### [Goal]
The line holding "pos_anios = [2008.0, 2009.06, 2009.98, 2011.0]" is the last one to output; start at the first line of the data, keep every line in between exactly, and leave out pictures.

### [Material shown]
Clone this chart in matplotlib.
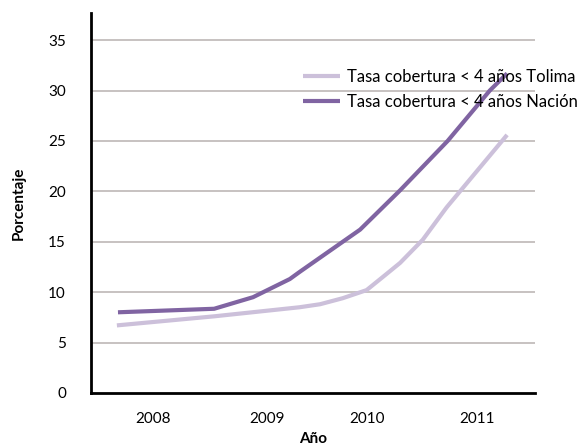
import matplotlib.pyplot as plt

# Tasa de cobertura < 4 años (porcentaje)
anio_tolima = [2007.67, 2008.57, 2009.36, 2009.55, 2009.76, 2009.98, 2010.13,
               2010.29, 2010.50, 2010.72, 2011.28]
tolima = [6.7, 7.6, 8.5, 8.8, 9.4, 10.2, 11.5, 12.9, 15.2, 18.4, 25.6]

anio_nacion = [2007.68, 2008.57, 2008.93, 2009.27, 2009.36, 2009.92, 2010.29,
               2010.73, 2011.12, 2011.28]
nacion = [8.0, 8.35, 9.5, 11.3, 12.0, 16.2, 20.1, 25.0, 30.0, 31.7]

anios = ["2008", "2009", "2010", "2011"]
pos_anios = [2008.0, 2009.06, 2009.98, 2011.0]

plt.rcParams["font.family"] = ["Lato", "DejaVu Sans"]

fig = plt.figure(figsize=(5.83, 4.46), dpi=100)
ax = fig.add_axes([0.156, 0.119, 0.762, 0.852])

ax.plot(anio_tolima, tolima, color="#ccc0da", lw=3, solid_capstyle="butt",
        label="Tasa cobertura < 4 años Tolima")
ax.plot(anio_nacion, nacion, color="#8064a2", lw=3, solid_capstyle="butt",
        label="Tasa cobertura < 4 años Nación")

ax.set_xlim(2007.43, 2011.54)
ax.set_ylim(0, 37.7)
ax.set_yticks(range(0, 36, 5))
ax.set_xticks(pos_anios)
ax.set_xticklabels(anios)
ax.tick_params(length=0, labelsize=11)
ax.tick_params(axis="x", pad=14)
ax.tick_params(axis="y", pad=18)

# líneas de cuadrícula (sin la de 0)
for v in range(5, 36, 5):
    ax.axhline(v, color="#bdb8b6", lw=1.2, zorder=0)

for s in ["top", "right"]:
    ax.spines[s].set_visible(False)
for s in ["left", "bottom"]:
    ax.spines[s].set_linewidth(2)
    ax.spines[s].set_color("black")

ax.set_xlabel("Año", fontsize=11, fontweight="bold", labelpad=4)
ax.set_ylabel("Porcentaje", fontsize=11, fontweight="bold", labelpad=16)

ax.legend(loc="upper left", bbox_to_anchor=(0.52, 0.845),
          bbox_transform=fig.transFigure, frameon=False, fontsize=12,
          handlelength=2.2, handletextpad=0.45, labelspacing=0.55,
          borderpad=0, borderaxespad=0)

fig.savefig("out.png", dpi=100)
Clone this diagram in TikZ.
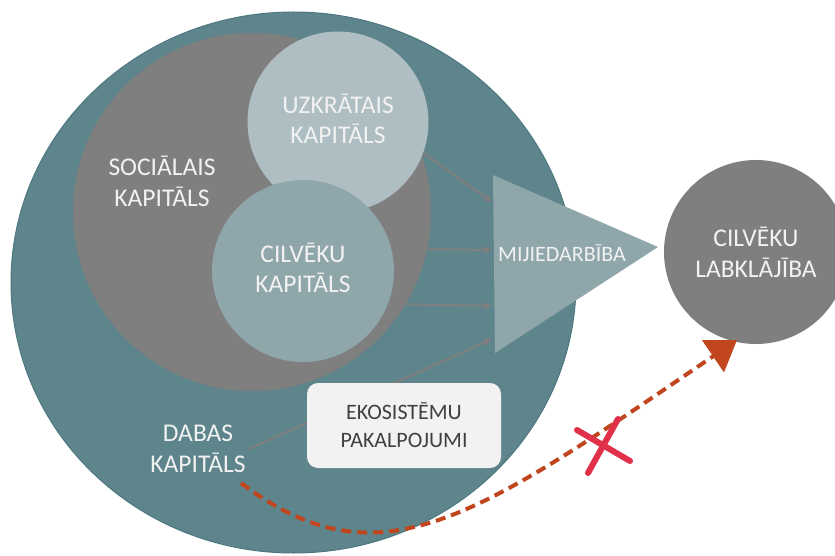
\documentclass[tikz,border=0pt]{standalone}
\usepackage{fontspec}
\setmainfont{Carlito}
\usetikzlibrary{arrows.meta}
\definecolor{cTeal}{HTML}{5E858B}
\definecolor{cTealD}{HTML}{4C7780}
\definecolor{cGray}{HTML}{7F7F7F}
\definecolor{cUzk}{HTML}{AEBEC2}
\definecolor{cCil}{HTML}{8FA6AB}
\definecolor{cTri}{HTML}{8FA6AA}
\definecolor{cTxt}{HTML}{F2F2F2}
\definecolor{cBox}{HTML}{F2F2F2}
\definecolor{cBoxTxt}{HTML}{404040}
\definecolor{cRed}{HTML}{C1461E}
\definecolor{cCross}{HTML}{E0304A}
\tikzset{
  bigtxt/.style={text=cTxt, align=center, font=\fontsize{25.5}{31}\selectfont, inner sep=0},
  disc/.style={circle, inner sep=0, draw=none},
  flow/.style={draw=cGray, line width=2pt, -{Triangle[length=8pt,width=7pt]}},
}
\begin{document}
\begin{tikzpicture}[x=1pt,y=-1pt]
\useasboundingbox (0,0) rectangle (835,556);
\fill[white] (0,0) rectangle (835,556);
% natural capital
\draw[fill=cTeal, draw=cTealD, line width=1pt] (293.5,282.5) ellipse [x radius=282.5, y radius=270.5];
% social capital
\node[disc, fill=cGray, minimum size=358pt] (soc) at (252,212) {};
\node[bigtxt] (soct) at (162,181) {SOCIĀLAIS\\KAPITĀLS};
% built capital
\node[disc, fill=cUzk, minimum size=181pt, bigtxt] (uzk) at (338,122) {\raisebox{3pt}{\begin{tabular}{@{}c@{}}UZKRĀTAIS\\[-1pt]KAPITĀLS\end{tabular}}};
% human capital
\node[disc, fill=cCil, minimum size=182pt, bigtxt] (cil) at (303,271) {\raisebox{3pt}{\begin{tabular}{@{}c@{}}CILVĒKU\\[-1pt]KAPITĀLS\end{tabular}}};
% interaction triangle
\fill[cTri] (493,175) -- (658,247) -- (495,353) -- cycle;
\node[text=cTxt, font=\fontsize{22}{26}\selectfont, inner sep=0] (mij) at (562,253) {MIJIEDARBĪBA};
\coordinate (a1) at (492,202);
\coordinate (a2) at (492,250);
\coordinate (a3) at (492,306);
\coordinate (a4) at (492,339);
% natural capital label
\node[bigtxt] (dab) at (198,449) {DABAS\\KAPITĀLS};
\coordinate (dabs) at (249,449);
% flows
\draw[flow] (uzk.-20) -- (a1);
\draw[flow] (soc.-12) -- (a2);
\draw[flow] (soc.-31.7) -- (a3);
\draw[flow] (dabs) -- (a4);
% ecosystem services box
\node[fill=cBox, rounded corners=11pt, minimum width=194pt, minimum height=85pt, inner sep=0,
      text=cBoxTxt, align=center, font=\fontsize{22}{28}\selectfont] (eko) at (404,425.5) {EKOSISTĒMU\\PAKALPOJUMI};
% human well-being
\node[disc, fill=cGray, minimum size=184pt, bigtxt] (lab) at (756,252) {CILVĒKU\\LABKLĀJĪBA};
% red dashed link
\coordinate (rs) at (241,483);
\coordinate (re) at (737,340);
\draw[cRed, line width=4pt, dash pattern=on 10pt off 6pt, -{Triangle[length=29pt,width=38pt]}]
  (rs) .. controls (380,588) and (477,517) .. (re);
% cross
\draw[cCross, line width=6pt, line cap=round] (577,430) -- (630,461);
\draw[cCross, line width=6pt, line cap=round] (618,419) -- (588,473);
\end{tikzpicture}
\end{document}
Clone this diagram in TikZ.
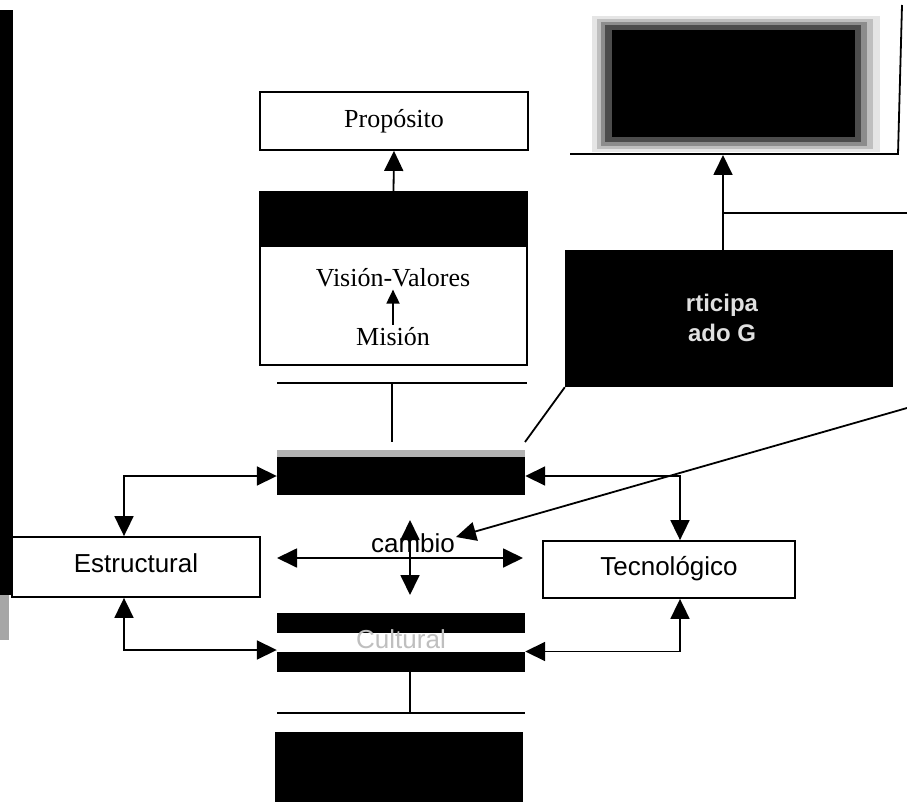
\documentclass[tikz,border=0pt]{standalone}
\usepackage{fontspec}
\setmainfont{Liberation Serif}
\setsansfont{Liberation Sans}
\usetikzlibrary{arrows.meta}
\begin{document}
\begin{tikzpicture}[x=1pt,y=-1pt,
  ln/.style={line width=1.8pt},
  tip/.style={-{Triangle[length=20pt,width=19pt]}},
  tips/.style={{Triangle[length=20pt,width=19pt]}-{Triangle[length=20pt,width=19pt]}},
  smalltip/.style={-{Triangle[length=14pt,width=13pt]}},
  box/.style={draw,line width=1.8pt,fill=white,inner sep=0pt},
  blk/.style={fill=black,inner sep=0pt},
  serif/.style={font=\fontsize{26}{30}\selectfont,inner sep=2pt},
  sans/.style={font=\sffamily\fontsize{26}{30}\selectfont,inner sep=2pt},
]
\fill[white] (0,0) rectangle (907,802);
\useasboundingbox (0,0) rectangle (907,802);

% left scan edge
\fill[black] (0,10) rectangle (13,595);
\fill[black!35] (0,595) rectangle (9,640);

% Proposito and mission block
\node[box, minimum width=268pt, minimum height=58pt] (prop) at (394,121) {};
\node[serif, anchor=base] (proptxt) at (394,128) {Propósito};
\node[box, minimum width=267pt, minimum height=173pt] (mvv) at (393.5,278.5) {};
\fill[black] (mvv.north west) rectangle ([yshift=-56pt]mvv.north east);
\node[serif, anchor=base] (vv) at (393,287) {Visión-Valores};
\node[serif, anchor=base] (mis) at (393,345) {Misión};
\draw[ln,smalltip] (mis.north) -- (vv.south);
\draw[ln,tip] (mvv.north) -- (prop.south);

% top right blurred block
\fill[black!10] (592,16) rectangle (880,152);
\fill[black!25] (597,19) rectangle (873,149);
\fill[black!45] (601,22) rectangle (867,146);
\fill[black!70] (605,25) rectangle (861,142);
\node[blk, minimum width=243pt, minimum height=107pt] (topbox) at (733.5,83.5) {};
\coordinate (tl) at (570,154);
\coordinate (tr) at (898,154);
\coordinate (tt) at (902,5);
\draw[ln] (tl) -- (tr) -- (tt);

% participation block
\node[blk, minimum width=328pt, minimum height=137pt] (part) at (729,318.5) {};
\node[font=\sffamily\bfseries\fontsize{24}{30}\selectfont, text=black!12, align=center] (parttxt) at (722,318) {rticipa\\ado G};
\coordinate (ax) at (723,155);
\draw[ln,tip] (ax |- part.north) -- (ax);
\coordinate (tj) at (723,213);
\coordinate (tje) at (907,213);
\draw[ln] (tj) -- (tje);
\coordinate (d1) at (525,442);
\draw[ln] (part.south west) -- (d1);

% line above bar 1
\coordinate (l1a) at (277,383);
\coordinate (l1b) at (527,383);
\draw[ln] (l1a) -- (l1b);
\coordinate (l1m) at (392,383);
\coordinate (l1d) at (392,442);
\draw[ln] (l1m) -- (l1d);

% bar 1
\fill[black!30] (277,450) rectangle (525,458);
\node[blk, minimum width=248pt, minimum height=38pt] (bar1) at (401,476) {};

% side boxes
\node[box, minimum width=248pt, minimum height=60pt] (est) at (136,567) {};
\node[sans, anchor=base] (esttxt) at (136,572) {Estructural};
\node[box, minimum width=252pt, minimum height=57pt] (tec) at (669,569.5) {};
\node[sans, anchor=base] (tectxt) at (669,575) {Tecnológico};

% cultural
\node[inner sep=0pt, minimum width=248pt, minimum height=59pt] (cult) at (401,642.5) {};
\fill[black] (cult.north west) rectangle ([yshift=-20pt]cult.north east);
\fill[black] ([yshift=20pt]cult.south west) rectangle (cult.south east);
\node[sans, anchor=base, text=black!25] (culttxt) at (401,648) {Cultural};

% connectors to side boxes
\draw[ln,tips] ([xshift=-12pt]est.north) |- (bar1.west);
\draw[ln,tips] ([xshift=-12pt]est.south) |- ([yshift=-7.5pt]cult.west);
\draw[ln,tips] ([xshift=11pt]tec.north) |- (bar1.east);
\draw[ln,tips] ([xshift=11pt]tec.south) |- ([yshift=-9pt]cult.east);

% cambio cross
\coordinate (ch1) at (277,558);
\coordinate (ch2) at (523,558);
\coordinate (cv1) at (410,520);
\coordinate (cv2) at (410,595);
\node[sans, anchor=base] (camb) at (413,552) {cambio};
\draw[ln,tips] (ch1) -- (ch2);
\draw[ln,tips] (cv1) -- (cv2);
\coordinate (ld) at (907,408);
\coordinate (ldt) at (456,537);
\draw[ln,tip] (ld) -- (ldt);

% bottom
\coordinate (l2m) at (410,713);
\draw[ln] (l2m |- cult.south) -- (l2m);
\coordinate (l2a) at (277,713);
\coordinate (l2b) at (525,713);
\draw[ln] (l2a) -- (l2b);
\node[blk, minimum width=248pt, minimum height=70pt] (bottom) at (399,767) {};
\end{tikzpicture}
\end{document}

### [Response to this exercise]
Clone this chart in matplotlib.
import matplotlib.pyplot as plt

# Tasa de cobertura < 4 años (porcentaje)
anio_tolima = [2007.67, 2008.57, 2009.36, 2009.55, 2009.76, 2009.98, 2010.13,
               2010.29, 2010.50, 2010.72, 2011.28]
tolima = [6.7, 7.6, 8.5, 8.8, 9.4, 10.2, 11.5, 12.9, 15.2, 18.4, 25.6]

anio_nacion = [2007.68, 2008.57, 2008.93, 2009.27, 2009.36, 2009.92, 2010.29,
               2010.73, 2011.12, 2011.28]
nacion = [8.0, 8.35, 9.5, 11.3, 12.0, 16.2, 20.1, 25.0, 30.0, 31.7]

anios = ["2008", "2009", "2010", "2011"]
pos_anios = [2008.0, 2009.06, 2009.98, 2011.0]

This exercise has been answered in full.